Das Universitätshauptgebäude ist ein architektonisch und funktional anspruchsvolles Großprojekt. Die Modernisierung umfasst unter anderem die Sanierung der Gebäudestruktur, technische Erneuerungen und energetische Optimierungen – alles bei laufendem Universitätsbetrieb.

Diese Rahmenbedingungen machen das Projekt besonders risikobehaftet, planungssensibel und interdisziplinär – ein typisches Einsatzszenario für IPA.

Warum IPA?

Aufgrund der Komplexität, der Vielzahl an beteiligten Fachdisziplinen und der hohen Anforderungen an Koordination, Qualität und Termintreue wurde frühzeitig klar: Ein klassisches Vertragsmodell mit getrennten Einzelverträgen hätte hier zu Reibungsverlusten, Zielkonflikten und Planungslücken geführt.

Stattdessen wurde ein Mehrparteienvertrag geschlossen, in dem sich Bauherr, Generalplaner, Fachplaner und ausführende Unternehmen gemeinsam auf ein kooperatives Vorgehen einigten.

Erste Erfolge und Erkenntnisse

Bereits in der frühen Planungsphase konnten durch die enge Abstimmung

  • technische Planungsfehler vermieden,
  • wirtschaftliche Lösungen entwickelt
  • und terminlich riskante Schnittstellen entschärft werden.

Durch den offenen Umgang mit Kosten (Open-Book-Prinzip), die gemeinsame Definition von Zielkosten und ein geteiltes Verständnis für Projektziele entwickelte sich ein hohes Maß an Vertrauen und Projektstabilität – trotz der Herausforderungen eines Großprojekts im Bestand.

Fazit zum Beispiel

Das Projekt in Bielefeld zeigt exemplarisch, wie der IPA-Ansatz in der Praxis funktioniert – und welche konkreten Vorteile er gerade bei komplexen, langfristigen und öffentlichkeitswirksamen Bauvorhaben mit sich bringt. Es steht für den Wandel hin zu einer neuen Kultur der Projektabwicklung, in der Kooperation, Transparenz und gemeinsames Denken zentrale Erfolgsfaktoren sind.

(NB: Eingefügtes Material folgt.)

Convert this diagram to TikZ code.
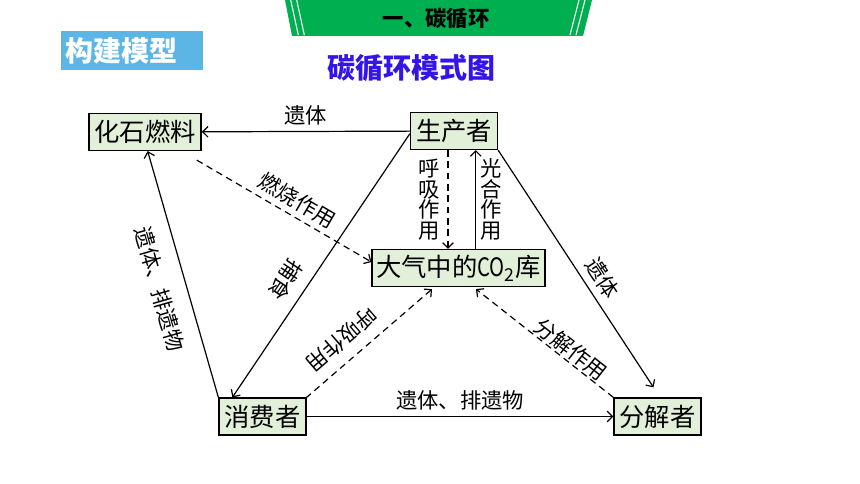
\documentclass[tikz,border=0pt]{standalone}
\usepackage{fontspec}
\usepackage{graphicx}
\setmainfont{Noto Sans CJK SC}
\usetikzlibrary{positioning,arrows.meta}

\definecolor{boxgreen}{RGB}{226,239,217}
\definecolor{bannergreen}{RGB}{0,176,80}
\definecolor{tagblue}{RGB}{91,181,229}
\definecolor{titleblue}{RGB}{52,20,230}

\begin{document}
\begin{tikzpicture}[
        x=0.75pt,
        y=-0.75pt,
        stage/.style={
          draw,
          fill=boxgreen,
          line width=1.2pt,
          inner xsep=4pt,
          inner ysep=0pt,
          minimum height=27.5pt,
          font=\fontsize{19}{19}\selectfont
          },
        flow/.style={
          line width=0.9pt
          },
        resp/.style={
          flow,
          dash pattern=on 5pt off 3.5pt
          },
        lbl/.style={
          font=\fontsize{16}{15.5}\selectfont,
          inner sep=0pt,
          align=center
          },
        >={Straight Barb[length=4pt,width=8pt]}
        ]
        \useasboundingbox (0,0) rectangle (860,484);
        % header
        \fill[bannergreen] (285,0) -- (592,0) -- (583,36) -- (292,36) -- cycle;
        \foreach \ai/\aii in {290.7/298.3,296.7/304.3,585/576,579/570}
          \draw[white, line width=0.8pt] (\ai,0) -- (\aii,35);
        \node[font=\fontsize{16}{16}\selectfont\bfseries] (head) at (436,19) {一、碳循环};
        \node[fill=tagblue, text=white, anchor=north west, text width=100pt,
          inner xsep=3pt, minimum height=29.25pt, align=left,
          font=\fontsize{21}{21}\selectfont\bfseries] (model) at (61,31) {构建模型};
        \node[text=titleblue, font=\fontsize{21}{21}\selectfont\bfseries] (title) at (411,68) {碳循环模式图};
        % boxes
        \node[stage] (fossil) at (145,132) {化石燃料};
        \node[stage] (producer) at (454,131) {生产者};
        \node[stage, inner xsep=3pt] (co2) at (458.5,268) {大气中的\scalebox{0.8}[1]{CO}\textsubscript{2}库};
        \node[stage] (consumer) at (262.5,416.5) {消费者};
        \node[stage] (decomp) at (657.5,416.5) {分解者};
        \coordinate (rtop) at ([xshift=-4.5pt]producer.south);
        \coordinate (ptop) at ([xshift=13pt]co2.north);
        % arrows
        \draw[flow,->] (producer) -- node[lbl, above=4pt] {遗体} (fossil);
        \draw[resp,->] ([shift={(-5,9)}]fossil.south east) -- node[lbl, sloped, above=4pt, pos=0.53] {燃烧作用} ([yshift=4.5pt]co2.west);
        \draw[flow,->] ([yshift=-2pt]producer.west) -- node[lbl, sloped, allow upside down, below=8pt, pos=0.6] {捕食} ([xshift=10.5pt]consumer.north west);
        \draw[resp,->] (rtop) -- node[lbl, left=6pt] {呼\\吸\\作\\用} (rtop |- co2.north);
        \draw[flow,->] (ptop) -- node[lbl, right=3pt] {光\\合\\作\\用} (ptop |- producer.south);
        \draw[flow,->] (producer.south east) -- node[lbl, sloped, above=5pt, pos=0.58] {遗体} ([shift={(-4,-10)}]decomp.north);
        \draw[flow,->] (consumer.north west) -- node[lbl, sloped, below=12pt, pos=0.47] {遗体、排遗物} ([xshift=2pt]fossil.south);
        \draw[resp,<-] ([shift={(-26.5,2)}]co2.south) -- node[lbl, sloped, allow upside down, below=8pt, pos=0.61] {呼吸作用} (consumer.north east);
        \draw[resp,->] (decomp.north west) -- node[lbl, sloped, above=1pt, pos=0.36] {分解作用} ([shift={(17.5,2)}]co2.south);
        \draw[flow,->] (consumer) -- node[lbl, above=4pt] {遗体、排遗物} (decomp);
\end{tikzpicture}
\end{document}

Gegenüberstellung: IPA vs. klassische Projektabwicklung

Die integrierte Projektabwicklung (IPA) unterscheidet sich nicht nur in Nuancen, sondern grundlegend von den klassischen Modellen der Bauabwicklung. Während traditionelle Modelle stark auf Trennung, Einzelverantwortung und Vertragsgrenzen setzen, schafft IPA eine gemeinsame Projektbasis – organisatorisch wie kulturell. Die folgende Gegenüberstellung verdeutlicht die zentralen Unterschiede:

Kriterium

Klassische Projektabwicklung

IPA / Mehrparteienvertrag

Vertragsstruktur

Einzelverträge zwischen Bauherr, Planern und Ausführung

Ein gemeinsamer Mehrparteienvertrag für alle Schlüsselakteure

Einbindung der Ausführenden

Spät – meist erst nach abgeschlossener Planung

Frühzeitig – direkt zu Beginn der Planungsphase

Projektziele

Unterschiedliche Einzelziele je Vertragspartner

Gemeinsames Ziel für Qualität, Zeit und Kosten

Transparenz

Gering – jeder optimiert für sich

Hoch – dank Open-Book-Prinzip und geteiltem Informationszugang

Risikoverteilung

Individuelle Risikozuweisung, häufig konfliktbehaftet

Gemeinsame Risikoteilung nach vereinbartem Schlüssel

Kommunikation & Entscheidungswege

Fragmentiert, siloartig

Integriert, gemeinsam gesteuert durch Governance-Struktur

Anreizstruktur

Einzelinteressen, keine geteilten Einsparungen

Gemeinsame wirtschaftliche Beteiligung an Erfolg oder Mehrkosten

 

Schlussfolgerung

Die klassische Projektabwicklung ist stark durch Abgrenzung, Einzelverantwortung und potenzielle Zielkonflikte geprägt. Der IPA-Ansatz hingegen schafft eine gemeinsame Plattform für alle Beteiligten – rechtlich, organisatorisch und kulturell. Die Vorteile: mehr Effizienz, weniger Reibungsverluste, bessere Projektergebnisse.

Gerade bei komplexen Großprojekten, bei denen Termin- und Kostentreue sowie Qualitätssicherung im Mittelpunkt stehen, bietet die IPA eine zukunftsfähige Alternative zur herkömmlichen Praxis.